Et bien évidemment, cette protection, la plupart du temps, ne se justifie en rien. Sans même aller jusqu’à noter qu’il faudrait être fou pour vouloir s’en prendre physiquement à des insignifiants comme ceux qui nous gouvernent, en espérant changer la situation à coup de 22LR, il n’y a pas besoin d’être grand clerc pour comprendre que le personnel assurant la « protection » se retrouve souvent à faire les petites courses et autres bricoles d’agrément des « hautes personnalités » concernées…
On ne rira qu’à moitié en apprenant que la France est un des rares pays à offrir un tel service, et que les « extensions de garantie » y sont notoirement plus larges qu’ailleurs dans le monde. Et si cela coûte cher, on s’en fiche : on peut emprunter (surtout que le Triple A tient bon, pour le moment).
Dans le même temps, ce sont les Contrôleurs Aériens qui subissent les remarques acides de la même Cour des Comptes. On se souvient qu’en Février, la Cour avait noté les dérapages inquiétants dans la gestion du personnel de navigation aérienne et que l’émotion était un peu montée à ce sujet, pour retomber bien vite alors que l’actualité commandait de brûlants commentaires sur les burgers hallal.
On rebondit cependant sur l’information alors que ce 7 juin, le système de clairances – qui permettait aux contrôleurs de s’accorder jusqu’à onze semaines de congés supplémentaires – doit être abandonné.
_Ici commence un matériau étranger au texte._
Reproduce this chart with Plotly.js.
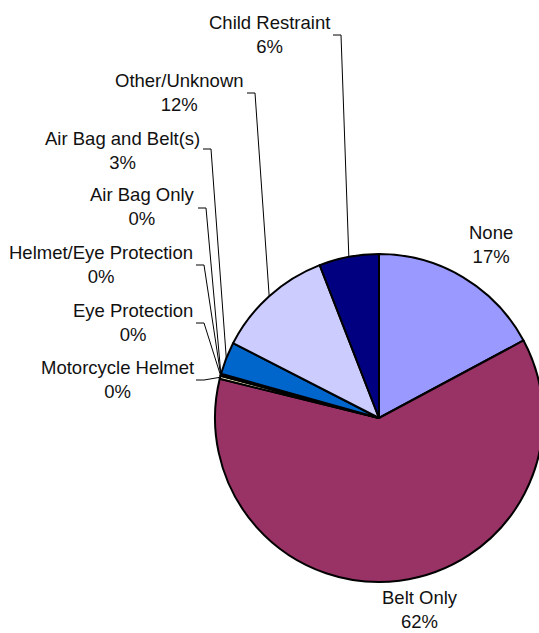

A côté de leur total assez copieux de plus de 30 semaines de congés, les enseignants font pâle figure.
Avec cet abandon des clairances, on pourra se dire : youpi, enfin un petit mieux dans les dépenses institutionnelles dont les bavouseries, à force de se répéter, finissent par coûter bien plus qu’un pont ou deux aux contribuables … Eh bien on aurait tort de se réjouir trop vite : le temps de travail des contrôleurs n’a pas été remis à plat, alors qu’il est, en continu, le plus long d’Europe, mais qu’au total, les contrôleurs ne travaillent qu’un jour sur deux.
En réalité, il en va de cette profession comme des autres, surprotégées et corporatistes : rien d’essentiel ne bougera, et on fera tout pour faire durer la situation autant que les finances le permettront.
De même qu’il n’y aura pas de remise à plat du Service de Protection des Grosses Légumes, il n’y aura pas de remise en cause de toute la panoplie des zavantages zacquis de chaque petite corporation, et ce, tant que chacun ne sera pas au pied du mur.
Pour le moment, on s’attaque, en haut du gouvernement, à la partie la plus congrue de l’énorme iceberg des bricolages ad-hoc et des petits ou gros privilèges des uns et des autres : on rabote les niches fiscales, au prétexte que les riches doivent payer.
On se gardera bien de raboter les niches corporatistes : trop nombreuses et pouvoir de nuisance bien trop grand. Il faudra une catastrophe majeure pour que les gens décillent enfin.
Mais alors, quand elle surviendra, ce pays sera foutu.